Spotlight on Puerto Rico
FEMA denies Puerto Rican aid requests
The Federal Emergency Management Agency (FEMA) rejected two requests filed by the Governor of Puerto Rico for more emergency funds to accelerate reconstruction after Hurricanes María and Fiona. The specific request was for a 30-day extension for 100 percent emergency work funding after Fiona. Because FEMA decided not to grant the extension, it will cover 90 percent of specific reconstruction costs, like debris removal, and the Puerto Rican government and/or municipalities will pay the remaining 10 percent. Any work completed within the first 60 days immediately following Hurricane Fiona will be 100 percent paid for. Work that started 60 days after the disaster will be paid on the 90/10 program.
Once new Congress is sworn-in, Puerto Rico Status Act may end up in limbo
As expected, the Puerto Rico Status Act did not get a vote in the Senate before the 117th Congress adjourned, leaving an uncertain future for the bill that sought to give Puerto Ricans the chance to change the territory's status through a federally-binding vote. The Biden administration announced its support of the bill and called on Congress to act swiftly right before the House passed the measure in a 233-191 vote. All "no" votes were from Republicans; 16 GOP members joined 217 Democrats to approve the bill. With the new Congress (hopefully) sworn in this week, the bill would require another vote in the House Natural Resources Committee, which is no longer chaired by Rep. Raul Grijalva (D-N.M.), the bill's lead sponsor. Instead, the incoming Chairman, Rep. Bruce Westerman (R-Ark.), is not expected to make this bill a priority, to say the least. Westerman voted against the Puerto Rico Status Act.
Non-profit helps rebuild roofs neglected since Hurricane Maria in Puerto Rico
PRoTechos, a nonprofit formed after Hurricane Maria to repair the roofs of family homes that didn't get government help to do so, discovered people living under roofs damaged not just by Irma and Maria which struck the Island in 2017 or Fiona in 2022, but also by Hurricane Georges which hit Puerto Rico in 1998. The Puerto Rican government recently said roughly 3,000 homes damaged by Maria were still covered in the blue FEMA-issued tarps that became a symbol of residents' wait for assistance after the storm. The non-profit estimates that the number may be closer to 15,000. Many are homes that were ineligible for government-funded repairs because owners lacked formal title or other documents. There are also roofs that government-contracted crews “fixed” so badly their work is falling apart. PRoTechos is a workforce-development initiative funded by a federal grant to train the construction workers that Puerto Rico will need to complete the billions of dollars' worth of post-Maria reconstruction projects that have yet to begin.
View From The White House
President Biden issued six end-of-the-year pardons last week, including for people who had completed their sentences for drug-related crimes and for an individual whose experience led to legal recognition of battered woman syndrome.

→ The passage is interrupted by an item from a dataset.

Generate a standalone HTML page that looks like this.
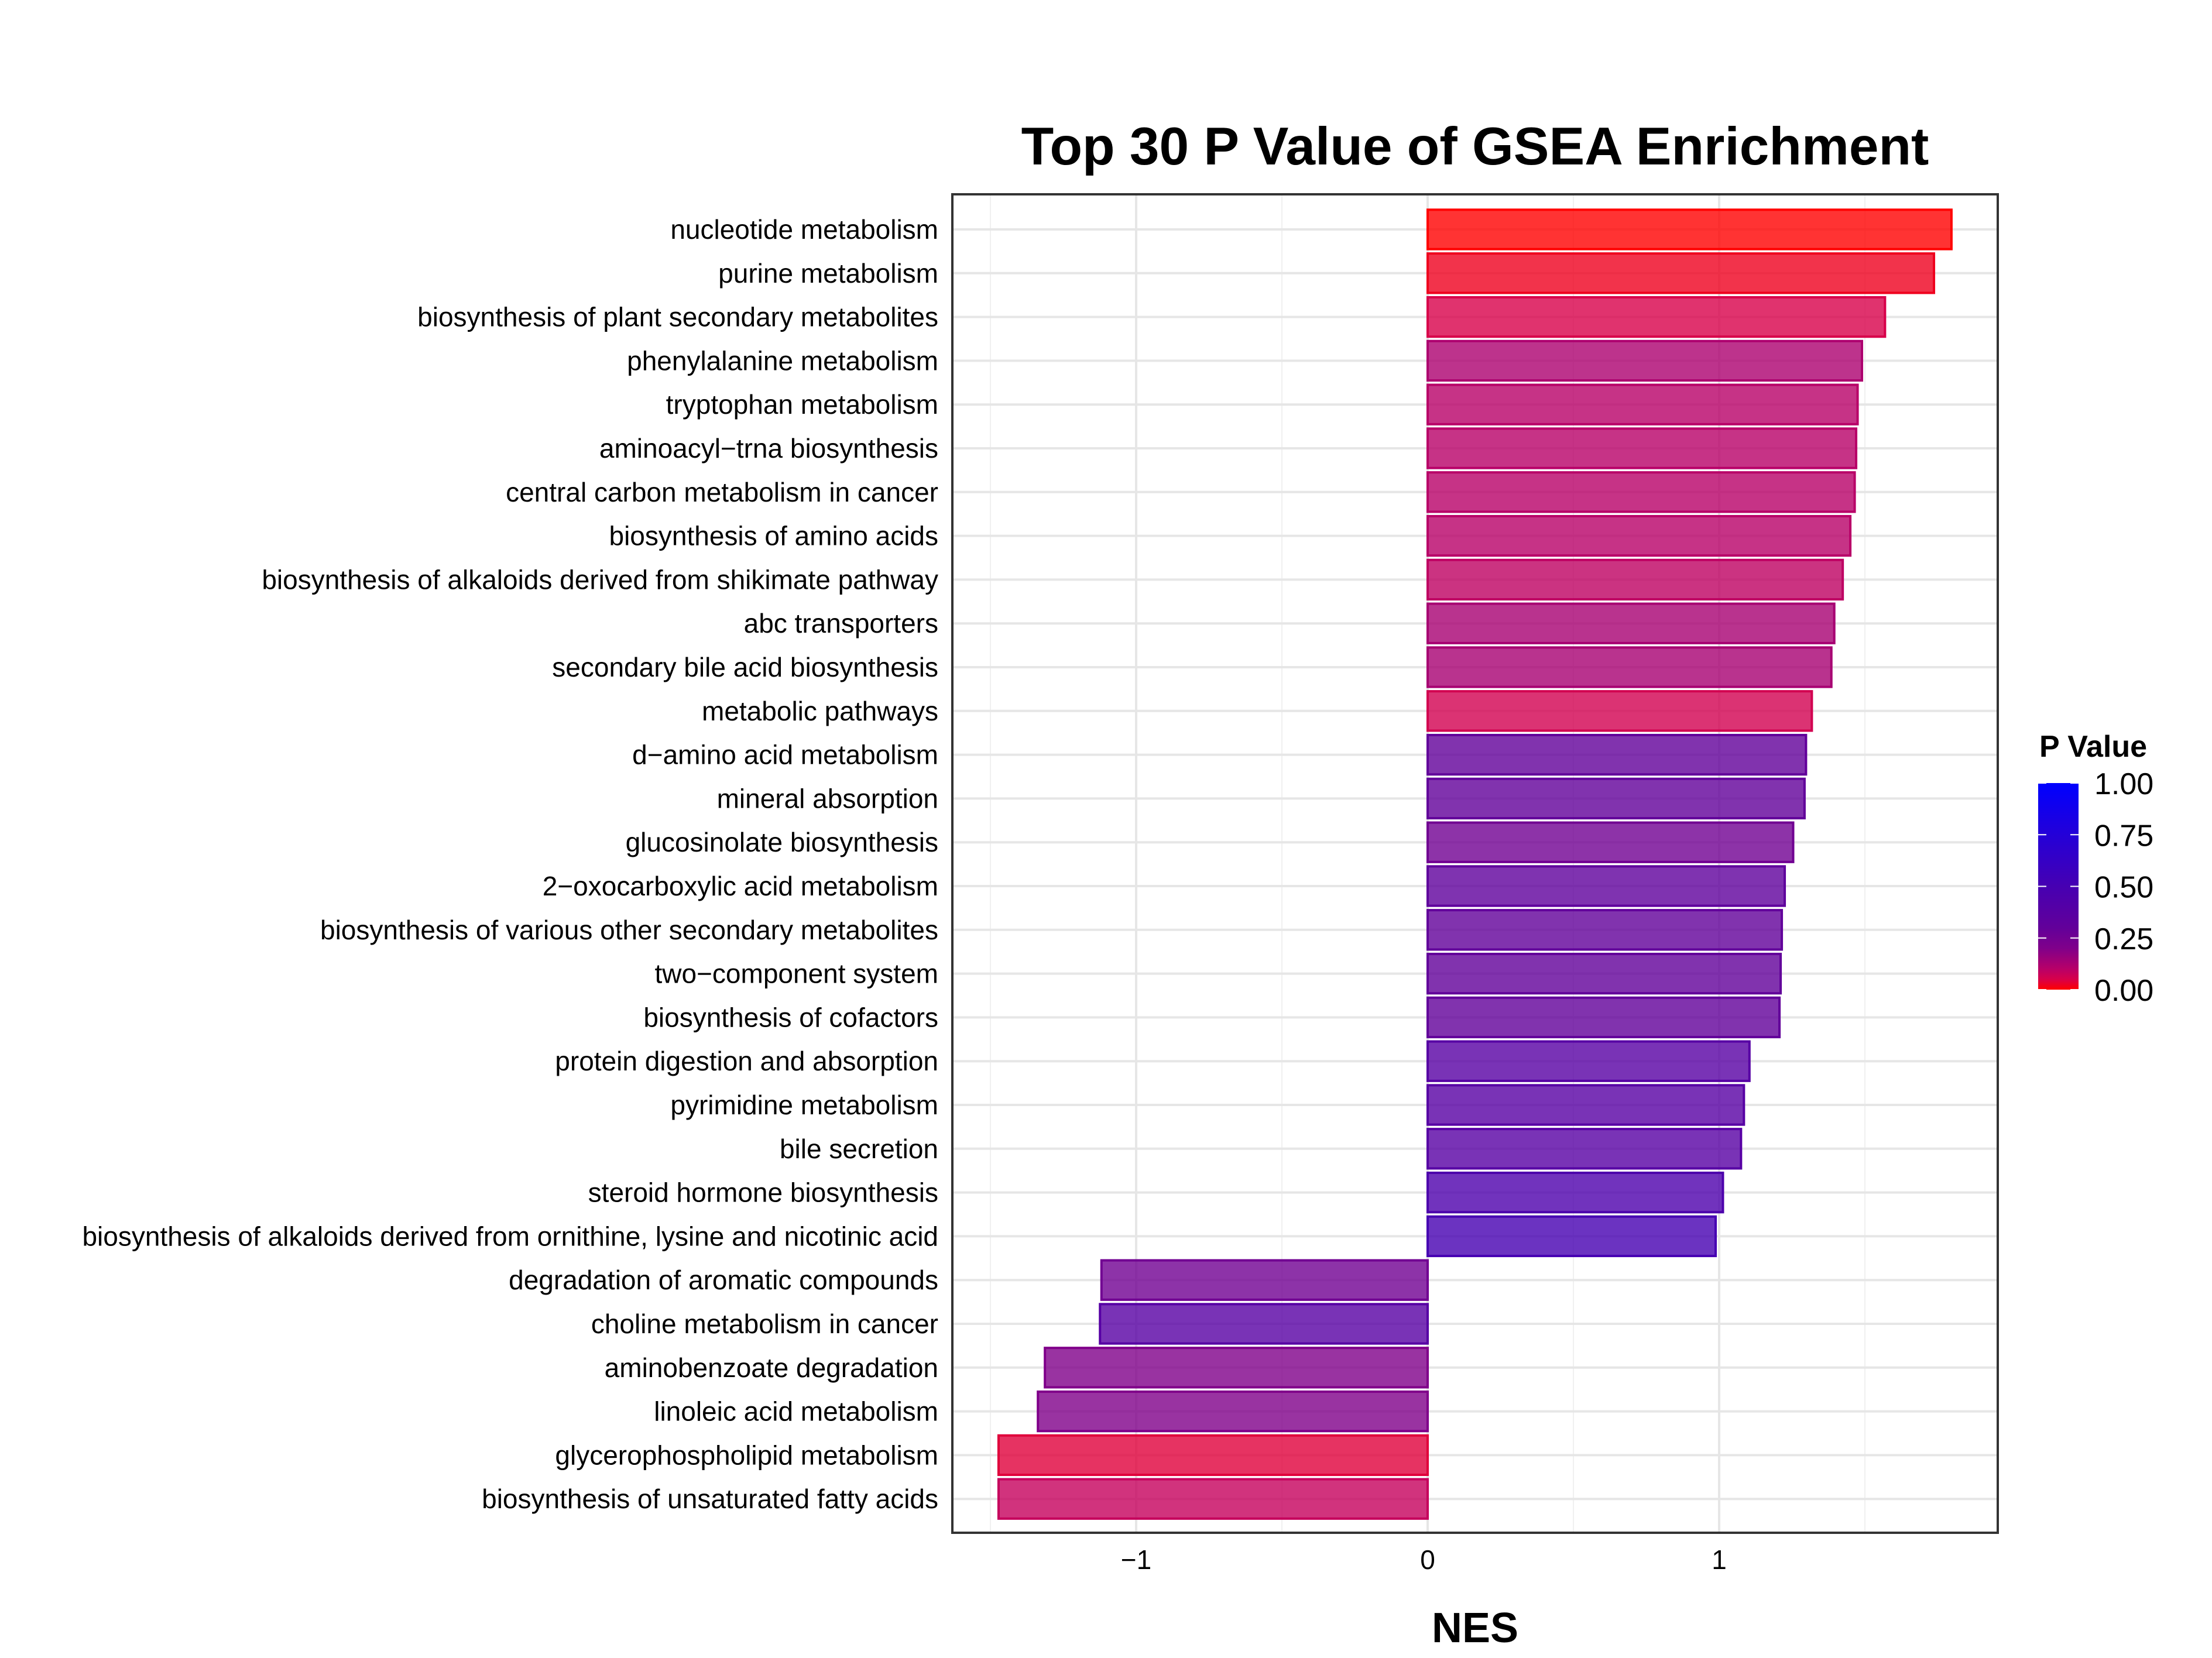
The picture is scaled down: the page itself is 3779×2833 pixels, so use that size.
<!DOCTYPE html>
<html><head><meta charset="utf-8"><style>
html,body{margin:0;padding:0;background:#fff;}
svg{display:block;font-family:"Liberation Sans",Arial,sans-serif;}
</style></head><body>
<svg id="chart" width="3779" height="2833" viewBox="0 0 3779 2833" xmlns="http://www.w3.org/2000/svg">
<defs>
<linearGradient id="pgrad" x1="0" y1="1" x2="0" y2="0">
<stop offset="0" stop-color="#ff0000"/>
<stop offset="0.05" stop-color="#d8004a"/>
<stop offset="0.1" stop-color="#b80068"/>
<stop offset="0.2" stop-color="#80008a"/>
<stop offset="0.3" stop-color="#62009a"/>
<stop offset="0.5" stop-color="#4600b2"/>
<stop offset="0.75" stop-color="#2400d8"/>
<stop offset="1" stop-color="#0000ff"/>
</linearGradient>
</defs>
<rect x="0" y="0" width="3779" height="2833" fill="#fff"/>
<text x="2520" y="281" font-size="91" font-weight="bold" text-anchor="middle">Top 30 P Value of GSEA Enrichment</text>
<g id="grid"></g>
<g id="bars"></g>
<g id="ylabels"></g>
<g id="xlabels"></g>
<rect x="1627" y="332" width="1786" height="2287" fill="none" stroke="#333" stroke-width="4"/>
<text x="2520" y="2806" font-size="72" font-weight="bold" text-anchor="middle">NES</text>
<g>
<text x="3484" y="1293" font-size="52" font-weight="bold">P Value</text>
<rect x="3482" y="1338" width="69" height="353" fill="url(#pgrad)"/>
<g id="legticks"></g>
</g>
</svg>
<script>
const categories = ["nucleotide metabolism","purine metabolism","biosynthesis of plant secondary metabolites","phenylalanine metabolism","tryptophan metabolism","aminoacyl\u2212trna biosynthesis","central carbon metabolism in cancer","biosynthesis of amino acids","biosynthesis of alkaloids derived from shikimate pathway","abc transporters","secondary bile acid biosynthesis","metabolic pathways","d\u2212amino acid metabolism","mineral absorption","glucosinolate biosynthesis","2\u2212oxocarboxylic acid metabolism","biosynthesis of various other secondary metabolites","two\u2212component system","biosynthesis of cofactors","protein digestion and absorption","pyrimidine metabolism","bile secretion","steroid hormone biosynthesis","biosynthesis of alkaloids derived from ornithine, lysine and nicotinic acid","degradation of aromatic compounds","choline metabolism in cancer","aminobenzoate degradation","linoleic acid metabolism","glycerophospholipid metabolism","biosynthesis of unsaturated fatty acids"];
const nesValues = [1.797,1.737,1.569,1.49,1.475,1.47,1.465,1.45,1.424,1.395,1.385,1.318,1.298,1.293,1.254,1.225,1.215,1.211,1.207,1.104,1.085,1.075,1.013,0.988,-1.119,-1.124,-1.313,-1.337,-1.472,-1.472];
const pValues = [0.0,0.02,0.05,0.12,0.1,0.1,0.1,0.1,0.09,0.13,0.13,0.06,0.3,0.3,0.25,0.32,0.3,0.3,0.3,0.38,0.38,0.38,0.45,0.5,0.25,0.38,0.2,0.2,0.04,0.08];
const xTicks = [-1,0,1];
const xTickLabels = ["\u22121","0","1"];
const xMinor = [-1.5,-0.5,0.5,1.5];
const legendTicks = [0,0.25,0.5,0.75,1];
const legendTickLabels = ["0.00","0.25","0.50","0.75","1.00"];

const NS="http://www.w3.org/2000/svg";
const PL=1627, PR=3413, PT=332, PB=2619;
const X0=2439, XU=498;
const xScale = v => X0 + v*XU;
const Y0=392, YS=74.8;
const yScale = i => Y0 + i*YS;
const stops=[[0,[255,0,0]],[0.05,[216,0,74]],[0.1,[184,0,104]],[0.2,[128,0,138]],[0.3,[98,0,154]],[0.5,[70,0,178]],[0.75,[36,0,216]],[1,[0,0,255]]];
function pColor(p){
  for(let i=1;i<stops.length;i++){
    if(p<=stops[i][0]){const a=stops[i-1],b=stops[i];const t=(p-a[0])/(b[0]-a[0]);
      const c=a[1].map((v,k)=>Math.round(v+(b[1][k]-v)*t));return `rgb(${c[0]},${c[1]},${c[2]})`;}
  }
  return "rgb(0,0,255)";
}
function mk(tag,attrs,parent){const e=document.createElementNS(NS,tag);for(const k in attrs)e.setAttribute(k,attrs[k]);parent.appendChild(e);return e;}
const grid=document.getElementById('grid');
mk('rect',{x:PL,y:PT,width:PR-PL,height:PB-PT,fill:'#fff'},grid);
xMinor.forEach(v=>{const l=mk('line',{x1:xScale(v),x2:xScale(v),y1:PT,y2:PB,stroke:'#f0f0f0','stroke-width':2},grid);

});
xTicks.forEach(v=>{const l=mk('line',{x1:xScale(v),x2:xScale(v),y1:PT,y2:PB,stroke:'#e6e6e6','stroke-width':4},grid);

});
categories.forEach((c,i)=>{const l=mk('line',{x1:PL,x2:PR,y1:yScale(i),y2:yScale(i),stroke:'#e6e6e6','stroke-width':4},grid);

});
const bars=document.getElementById('bars');
const BH=YS*0.9;
nesValues.forEach((v,i)=>{
  const col=pColor(pValues[i]);
  const x=Math.min(xScale(0),xScale(v)), w=Math.abs(xScale(v)-xScale(0));
  const r=mk('rect',{x:x,y:yScale(i)-BH/2,width:w,height:BH,fill:col,'fill-opacity':0.8,stroke:col,'stroke-width':4},bars);
  
  
});
const yl=document.getElementById('ylabels');
categories.forEach((c,i)=>{const t=mk('text',{x:1603,y:yScale(i)+16,'font-size':46,'text-anchor':'end',fill:'#000'},yl);t.textContent=c;

});
const xl=document.getElementById('xlabels');
xTicks.forEach((v,i)=>{const t=mk('text',{x:xScale(v),y:2681,'font-size':46,'text-anchor':'middle',fill:'#000'},xl);t.textContent=xTickLabels[i];

});
const lg=document.getElementById('legticks');
const LT=1338, LB=1691;
legendTicks.forEach((v,i)=>{const y=LB-(LB-LT)*v;
  const a=mk('line',{x1:3482,x2:3496,y1:y,y2:y,stroke:'#fff','stroke-width':2},lg);
  
  
  const b=mk('line',{x1:3537,x2:3551,y1:y,y2:y,stroke:'#fff','stroke-width':2},lg);
  
  
  const t=mk('text',{x:3578,y:y+19,'font-size':52,fill:'#000'},lg);t.textContent=legendTickLabels[i];
  
  
});
</script>
</body></html>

The Department of Health and Human Services issued a proposal on Thursday to partially rescind a Trump-era rule that had enabled medical workers to refuse to provide services that they objected to, including abortions, contraception or gender-affirming care.
President Biden will renominate dozens of people to key positions whose nominations lapsed at the end of the 117th Congress, including former Los Angeles mayor Eric Garcetti to be the U.S. ambassador to India.